Ero un bambino di dieci anni quando mi parlarono delle apparizioni di Medjugorje. Mia nonna e sua sorella mi leggevano i messaggi delle prime apparizioni iniziate nel giugno del 1981. Ricordo ancora oggi la grande gioia di queste donne piene di fede che vedevano in quei racconti la mano del Signore senza dubitare né porsi chissà quali interrogativi sulla veridicità di quei messaggi. Non avrei immaginato di andarci poi, a distanza di anni, da giovane sacerdote in visita alle comunità terapeutiche e alle case famiglia della Comunità Papa Giovanni XXIII allestite proprio ai confini tra Croazia e Bosnia-Erzegovina. Praticamente a meno di mezz’ora di macchina dal nuovo epicentro di spiritualità mariana.
All’epoca ancora si passava la frontiera con il passaporto e le strade erano molto diverse da quelle di oggi. Da sempre, dalla prima volta in avanti, non è mai cambiato il clima di preghiera. E con esso il silenzio, la forza spirituale di quella collina, la bellezza di quell’Adorazione Eucaristica in Chiesa. A Medjugorje ci andavo volentieri e ci portavo i pellegrini non per recarmi dai veggenti ma per crescere nella preghiera e nella vicinanza alla Vergine Maria. Una volta sulla collina delle apparizioni vidi anch’io quell’effetto – diciamo strano – del sole che sembrava danzare e mi capitò in Italia di ascoltare una o due volte la veggente Vicka che parlava delle apparizioni con il sorriso negli occhi. Ci sono stato più volte anche con don Oreste Benzi e tra i ricordi più belli c’è anche quello di esserci stato una volta con i miei genitori e tante altre persone care. Questa è la prima volta che ne parlo pubblicamente ritenendo quei pellegrinaggi mariani come incontri privati, da non sbandierare né voler condizionare qualcuno.

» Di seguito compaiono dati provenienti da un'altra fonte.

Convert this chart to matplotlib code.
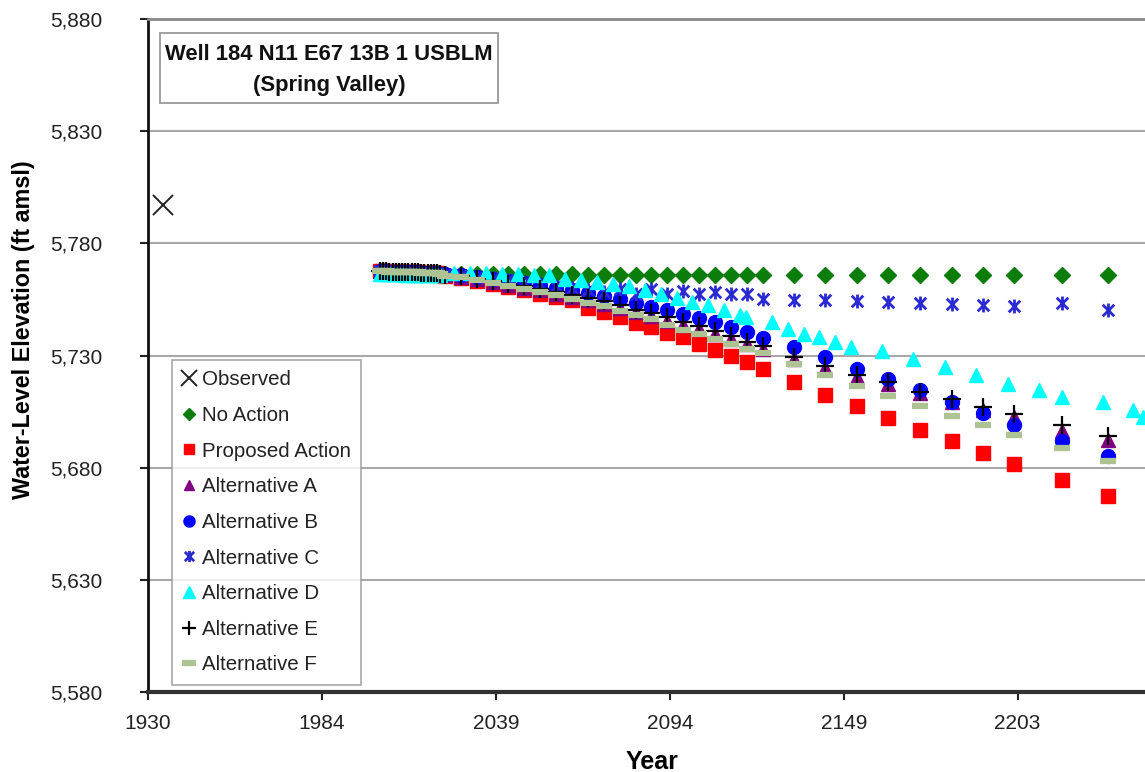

Per me Medjugorje è e resta un luogo di contemplazione dove si può andare esclusivamente per pregare e mettersi in ascolto. Spesso mi hanno colpito negativamente certi atteggiamenti smodati delle due parti estreme. Da coloro che hanno sempre combattuto Medjugorje con violenza verbale, calunnie e scontri mediatici nel tentativo di dimostrare a tutti i costi l’inesistenza dei fenomeni soprannaturali fino a coloro che su posizioni opposte si accanivano nel voler dare prova dell’assoluta buona fede e veridicità dei veggenti. Troppe discussioni da parte pure di tanti cristiani che talvolta hanno anche oscurato e non aiutato quel luogo reso sacro dall’intensa preghiera, dalla diffusa devozione, dai sacramenti donati al popolo di Dio. Tanta leggerezza e superficialità giunte fino ad esternare una devozione distorta perché intrisa di rosari e maldicenze, attacchi di ira e segni di croce.
In realtà l’albero si riconosce dai frutti, dice il Vangelo. E ora la Santa Sede riconosce ufficialmente che Medjugorje si caratterizza per le sue conversioni, vocazioni, esperienze spirituali. “La pastorale quotidiana nella parrocchia di Medjugorje è intensa – scrive il dicastero vaticano per la Dottrina della Fede nella nota “La Regina della Pace” -. Ogni giorno la recita del Rosario, la Santa Messa, l’adorazione del Santissimo Sacramento, numerose confessioni, due Via Crucis, catechesi. Oltre alla vita sacramentale‒spirituale ordinaria, si svolgono seminari, festival della gioventù, ritiri spirituali per i sacerdoti, per le coppie di sposi, per gli organizzatori di pellegrinaggi, per le guide dei centri della pace e dei gruppi di preghiera”. Da decenni, la parrocchia di Medjugorje è “grande meta di pellegrinaggi”. E “a differenza di altri luoghi di culto, legati a delle apparizioni, sembra che a Medjugorje le persone si rechino soprattutto per rinnovare la propria fede piuttosto che in ragione di precise richieste concrete”. Ed è registrata “persino la presenza di gruppi di cristiani ortodossi e di musulmani”. Segni di Grazia di cui essere grati.